For a huntsman or a foxhunter interested in hounds, such findings provoke more questions and no little excitement. Although hound skin is covered with fur, their noses and pads are not. At this point, I don’t know if any research on non-nasal canine ORs is in progress.
However, I can tell you this: A hound’s pads absorb chemicals. Their sensitivity to insecticides, plant killers, exceeds our own and the cumulative effect over years does damage them internally. Whether it damages scent receptors, my hunch is, yes. Not only do they have the chemicals on their pads, the lingering effect of the often strong odors of these things harms noses.
This is one reason we don’t bed down with cedar shavings. The odor, pleasant in a barn, would be equally pleasant in a kennel but unfortunately damaging. The late Jill Summers, MFH of Farmington was adamant about as little scent in a kennel as possible. No cedar shavings, no Pine Sol, use great care with flea and tick remedies, as well.
I also cite Nancy Hannum, the late MFH of Mr. Stewart’s Cheshire Foxhounds, my grandfather, PopPop Harmon, his brother, Bob Harmon, kennel man at Green Spring Valley exercised extreme vigilance concerning any chemical or intrusive odor in or around the kennels. If the flea and tick population became bad, a little Sevin Dust would be lightly sprinkled on the beds, grudgingly. It worked. We use it as did PopPop and others.
If we could afford the newly developed kibble with flea and tick retardant in the bite itself (one bite/day) or the dab one puts on the scruff of the neck, we would. But the liquid (small dosage as those of you who have used it know) application is $10 per canine per month. There is no way we can afford Frontline or other such remedies. As to the kibble, again, cost is a factor.

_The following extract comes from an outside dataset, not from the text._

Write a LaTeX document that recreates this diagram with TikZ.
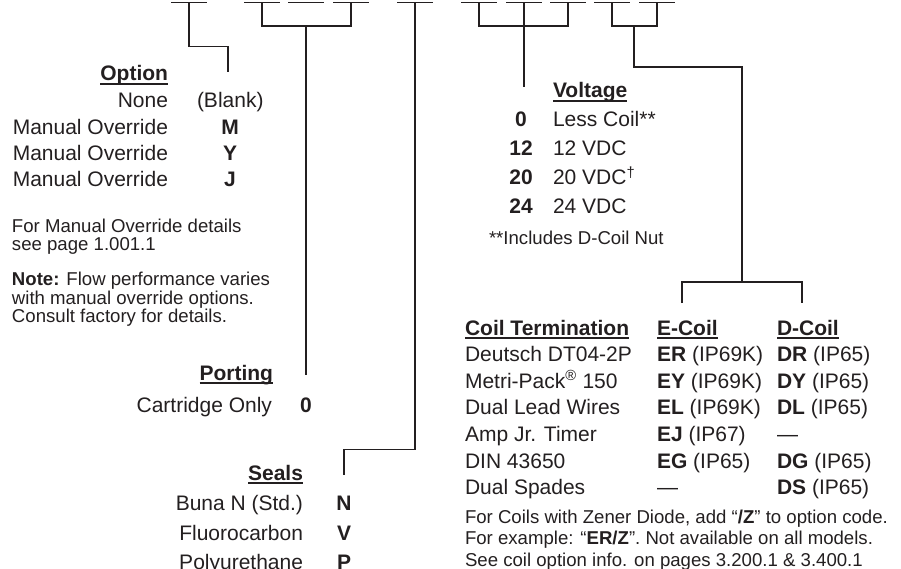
\documentclass[tikz,border=0pt]{standalone}
\usepackage{fontspec}
\setmainfont{Liberation Sans}
\usepackage{tikz}

\definecolor{ink}{HTML}{231F20}
\newcommand{\ulhead}[1]{\setbox0\hbox{\bfseries #1}\rlap{\rule[-3.6pt]{\wd0}{1.3pt}}\box0}

\begin{document}
\begin{tikzpicture}
		[
			x=1pt, y=-1pt,
			every node/.style={inner sep=0pt, outer sep=0pt, text=ink, font=\fontsize{21}{25}\selectfont},
			small/.style={font=\fontsize{18.6}{20}\selectfont},
			code/.style={anchor=base, font=\fontsize{21}{25}\selectfont\bfseries},
			lead/.style={draw=ink, line width=1.2pt},
			blank/.style={draw=ink, line width=1.4pt}
		]

		\useasboundingbox (0,0) rectangle (901,569);

		% blanks of the model code
		\foreach \bx [count=\i] in {171,244,288,333,397,461,506,550,594,639}
		{
			\draw[blank] (\bx,2.5) -- ++(36,0);
			\coordinate (b\i) at (\bx+18,2.5);
		}

		% Option
		\node (opthead) [anchor=base east] at (168,81) {\ulhead{Option}};
		\node (optnone) [anchor=base east] at (168,108) {None};
		\node (optblank) [anchor=base west] at (197,108) {(Blank)};
		\foreach \c [count=\i] in {M,Y,J}
		{
			\node (optmo\i) [anchor=base east] at (168,108+26.3*\i) {Manual Override};
			\node (optc\i) [code] at (230,108+26.3*\i) {\c};
		}
		\node (optref1) [small, anchor=base west] at (12,233) {For Manual Override details};
		\node (optref2) [small, anchor=base west] at (12,251) {see page 1.001.1};
		\node (optnote1) [small, anchor=base west] at (12,285) {\textbf{Note:} Flow performance varies};
		\node (optnote2) [small, anchor=base west] at (12,304) {with manual override options.};
		\node (optnote3) [small, anchor=base west] at (12,322) {Consult factory for details.};

		% Porting
		\node (porthead) [anchor=base east] at (273,380) {\ulhead{Porting}};
		\node (portcart) [anchor=base east] at (272,412) {Cartridge Only};
		\node (portc) [code] at (306,412) {0};

		% Seals
		\node (sealhead) [anchor=base east] at (303,480) {\ulhead{Seals}};
		\node (sealbuna) [anchor=base east] at (303,510) {Buna N (Std.)};
		\node (sealfluo) [anchor=base east] at (303,540) {Fluorocarbon};
		\node (sealpoly) [anchor=base east] at (303,569) {Polyurethane};
		\node (sealc1) [code] at (344,510) {N};
		\node (sealc2) [code] at (344,540) {V};
		\node (sealc3) [code] at (344,569) {P};

		% Voltage
		\node (volthead) [anchor=base west] at (553,98) {\ulhead{Voltage}};
		\foreach \c/\v [count=\i] in {0/Less Coil**,12/12 VDC,20/20 VDC\textsuperscript{\textdagger},24/24 VDC}
		{
			\node (voltc\i) [code] at (521,98+29*\i) {\c};
			\node (volt\i) [anchor=base west] at (553,98+29*\i) {\v};
		}
		\node (voltnote) [small, anchor=base west] at (489,244) {**Includes D-Coil Nut};

		% Coil termination
		\node (coilhead) [anchor=base west] at (465,335) {\ulhead{Coil Termination}};
		\node (ecoilhead) [anchor=base west] at (657,335) {\ulhead{E-Coil}};
		\node (dcoilhead) [anchor=base west] at (777,335) {\ulhead{D-Coil}};
		\foreach \t/\e/\d [count=\i] in {
			Deutsch DT04-2P/\textbf{ER} (IP69K)/\textbf{DR} (IP65),
			Metri-Pack\textsuperscript{®} 150/\textbf{EY} (IP69K)/\textbf{DY} (IP65),
			Dual Lead Wires/\textbf{EL} (IP69K)/\textbf{DL} (IP65),
			Amp Jr. Timer/\textbf{EJ} (IP67)/—,
			DIN 43650/\textbf{EG} (IP65)/\textbf{DG} (IP65),
			Dual Spades/—/\textbf{DS} (IP65)}
		{
			\node (term\i) [anchor=base west] at (465,335+26.6*\i) {\t};
			\node (ecoil\i) [anchor=base west] at (657,335+26.6*\i) {\e};
			\node (dcoil\i) [anchor=base west] at (777,335+26.6*\i) {\d};
		}
		\node (coilnote1) [small, anchor=base west] at (465,523) {For Coils with Zener Diode, add “\textbf{/Z}” to option code.};
		\node (coilnote2) [small, anchor=base west] at (465,544) {For example: “\textbf{ER/Z}”. Not available on all models.};
		\node (coilnote3) [small, anchor=base west] at (465,566) {See coil option info. on pages 3.200.1 \& 3.400.1};

		% connectors
		\coordinate (optend) at (228,72);
		\coordinate (portmid) at (306,26);
		\coordinate (portend) at (306,375);
		\coordinate (sealend) at (344,475);
		\coordinate (voltend) at (524,87);
		\coordinate (coilmid) at (634,26);
		\coordinate (coiljoin) at (742,282);
		\coordinate (ecoilend) at (682,303);
		\coordinate (dcoilend) at (802,303);

		\draw[lead] (b1) -- ++(0,44) -| (optend);
		\draw[lead] (b2) -- ++(0,23.5) -| (b4);
		\draw[lead] (portmid) -- (portend);
		\draw[lead] (b5) -- ++(0,447) -| (sealend);
		\draw[lead] (b6) -- ++(0,23.5) -| (b8);
		\draw[lead] (b7) -- (voltend);
		\draw[lead] (b9) -- ++(0,23.5) -| (b10);
		\draw[lead] (coilmid) -- ++(0,41) -| (coiljoin);
		\draw[lead] (ecoilend) |- (coiljoin) -| (dcoilend);
	\end{tikzpicture}
\end{document}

If you’ve made it this far, I congratulate your interest. Our club seems to have more people actually interested in hounds, hound work, hound health than most which have a preponderance of run and jumpers. Actually, I’m just fine with run and jumpers for we all love to do it and anything that gets people out on the hunt field amidst all the beauty, I’m for it.
As a sidelight, PopPop did not need to deal with pesticides, insecticides and weed killer as we do. He had to ward off a few commercial “killers” but not much.
The intrusions on hound health were much less and less frequent than what we see today. This over reliance on chemical solutions makes sense when you realize that in my earliest youth, one could hire people to pull weeds. You only needed to pull a middle class salary to afford a gardener at least once a week. Those days are gone, never to return. And while a weed free yard, etc. looks great no one has any idea, no matter what the ads tell you, what will be the case forty years from now from the accumulation of the residue of these substances in the soils and in the water supply. We already know that drugs flushed down toilets are creating problems in reservoirs.
I can’t protect you, or secure a clean future but I will protect the hounds as best I can. And I will continue to read, talk to other huntsmen, run down research.
Will I ever understand scent? Probably not, but I’ll know more and more and as always, deepen my appreciation for the one creature that does understand scent if not quantum tunneling: the fox.